(1.) This order shall dispose of VAT Appeal Nos. 76 and 77 of 2014 as learned counsel for the parties are agreed that the issue involved in both the appeals is identical. However, the facts are being extracted from VAT Appeal No. 76 of 2014. VAT Appeal No. 76 of 2014 has been preferred by the assessee -appellant under Sec. 36 of the Haryana Value Added Tax Act, 2003 (in short, "the HVAT Act") against the order dated February 28, 2013, annexure A4 passed by the Haryana Tax Tribunal at Chandigarh (in short, "the Tribunal") in STA No. 892 of 2010 -11 dated February 28, 2013, claiming following substantial questions of law:
(2.) A few facts relevant for the decision of the controversy involved as narrated in VAT Appeal No. 76 of 2014 may be noticed. The appellant is a partnership firm. It is carrying out business of tannery at Murthal, District Sonepat., i.e., processing of wet blue leather sheep/goat skin to finished leather used for leather garments, goods and shoes for export. It is mainly doing job -work in which wet blue leather is supplied by the exporter for processing into finished leather. It uses chemicals, fat liquors, dyes, syntans, sodium bicarbonate, etc., for cleaning, washing and drying the leather. It is registered under the HVAT Act and Central Sales Tax Act, 1956 (in short, "the CST Act"). The Assessing Authority while framing assessment for the assessment year 2006 -07 levied tax and charged interest on the material consumed in the job -work and additional demand of Rs. 1,72,332 was created under the HVAT Act and Rs. 7,81,665 under the CST Act. Aggrieved by the order, the appeals were filed before the first appellate authority by the assessees in both the cases. Vide order dated January 4, 2011, annexure A2, the appeals were dismissed. The assessees went in appeals before the Tribunal. Vide order dated February 28, 2013, annexure A4, the Tribunal disposed of the appeals in terms of its earlier decision dated September 10, 2012 in STA No. 180 of 2005 -06 (Northern India Textile Processors Association, Faridabad v/s.
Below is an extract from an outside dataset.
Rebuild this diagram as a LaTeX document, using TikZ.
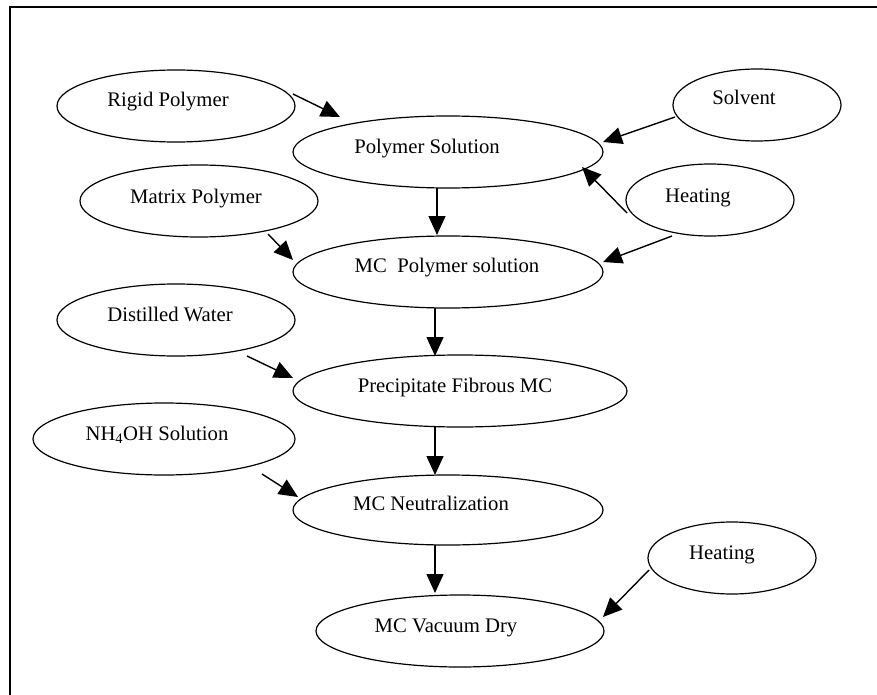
\documentclass[tikz,border=0pt]{standalone}
\usepackage{fontspec}
\setmainfont{Liberation Serif}
\usetikzlibrary{shapes.geometric,arrows.meta}
\tikzset{
  ell/.style={draw, ellipse, line width=1.2pt, inner sep=0pt},
  txt/.style={anchor=base, inner sep=0pt, font=\fontsize{20.7}{24}\selectfont},
  arr/.style={line width=1.4pt, -{Triangle[length=19pt,width=17pt]}},
  frame/.style={line width=1.8pt}
}
\begin{document}
\begin{tikzpicture}[x=1pt,y=-1pt]
\useasboundingbox (0,0) rectangle (877,695);
% frame
\coordinate (ftl) at (10,7);
\coordinate (ftr) at (877,7);
\coordinate (fbl) at (10,695);
\draw[frame] (ftr) -- (ftl) -- (fbl);

% ellipses
\node[ell, minimum width=238pt, minimum height=72pt] (rp) at (176,106) {};
\node[ell, minimum width=310pt, minimum height=72pt] (ps) at (448,152) {};
\node[ell, minimum width=238pt, minimum height=72pt] (mp) at (199,201) {};
\node[ell, minimum width=168pt, minimum height=72pt] (sv) at (757,105) {};
\node[ell, minimum width=168pt, minimum height=72pt] (ht1) at (710,200) {};
\node[ell, minimum width=310pt, minimum height=72pt] (mcps) at (448,272) {};
\node[ell, minimum width=238pt, minimum height=72pt] (dw) at (176,320) {};
\node[ell, minimum width=334pt, minimum height=72pt] (pf) at (460,391) {};
\node[ell, minimum width=262pt, minimum height=72pt] (nh) at (164,439) {};
\node[ell, minimum width=310pt, minimum height=70pt] (mcn) at (448,510) {};
\node[ell, minimum width=288pt, minimum height=72pt] (vd) at (460,631) {};
\node[ell, minimum width=168pt, minimum height=72pt] (ht2) at (732,558) {};

% texts
\node[txt] (trp) at (168,107) {Rigid Polymer};
\node[txt] (tps) at (427,154) {Polymer Solution};
\node[txt] (tmp) at (196,204) {Matrix Polymer};
\node[txt] (tsv) at (744,105) {Solvent};
\node[txt] (tht1) at (698,202) {Heating};
\node[txt] (tmcps) at (447,272) {MC\ \ Polymer solution};
\node[txt] (tdw) at (170,321) {Distilled Water};
\node[txt] (tpf) at (455,392) {Precipitate Fibrous MC};
\node[txt] (tnh) at (157,440) {NH\textsubscript{4}OH Solution};
\node[txt] (tmcn) at (431,510) {MC Neutralization};
\node[txt] (tvd) at (446,632) {MC Vacuum Dry};
\node[txt] (tht2) at (722,559) {Heating};

% connectors
\draw[arr] ([shift={(117,-12)}]rp.center) -- ([shift={(-108,-35)}]ps.center);
\draw[arr] ([shift={(-82,12)}]sv.center) -- ([shift={(155,-10)}]ps.center);
\draw[arr] ([shift={(-83,13)}]ht1.center) -- ([shift={(134,15)}]ps.center);
\draw[arr] ([shift={(-11,36)}]ps.center) -- ([shift={(-11,-37)}]mcps.center);
\draw[arr] ([shift={(69,33)}]mp.center) -- ([shift={(-155,-12)}]mcps.center);
\draw[arr] ([shift={(-38,36)}]ht1.center) -- ([shift={(155,-10)}]mcps.center);
\draw[arr] ([shift={(-13,36)}]mcps.center) -- ([shift={(-25,-35)}]pf.center);
\draw[arr] ([shift={(71,36)}]dw.center) -- ([shift={(-167,-13)}]pf.center);
\draw[arr] ([shift={(-25,36)}]pf.center) -- ([shift={(-13,-35)}]mcn.center);
\draw[arr] ([shift={(98,35)}]nh.center) -- ([shift={(-150,-13)}]mcn.center);
\draw[arr] ([shift={(-13,35)}]mcn.center) -- ([shift={(-25,-38)}]vd.center);
\draw[arr] ([shift={(-83,12)}]ht2.center) -- ([shift={(143,-14)}]vd.center);
\end{tikzpicture}
\end{document}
State of Haryana). In that case, challenge was made to clarification dated January 14, 2005 issued by the Government of Haryana. In the said case, gray cloth was washed, bleached, dyed and printed on job -work basis. Since additional excise duty was payable on textile and cloth remained cloth earlier and after the job -work, no tax could be charged because of levy of additional excise duty. The Government rejected the claim of the dealers. The Tribunal upheld the clarification and taxability of the material consumed in the job -work inspite of the fact that additional excise duty was leviable on textile. In the present case, according to the appellant, it is processing leather and not textile. No additional excise duty was thus leviable. The issue involved herein was not the same as in Northern India Textile Processors Association's case (STA No. 180 of 2005 -06 decision on September 10, 2012). Hence the instant appeals by the assessee -appellants.
(3.) We have heard learned counsel for the parties.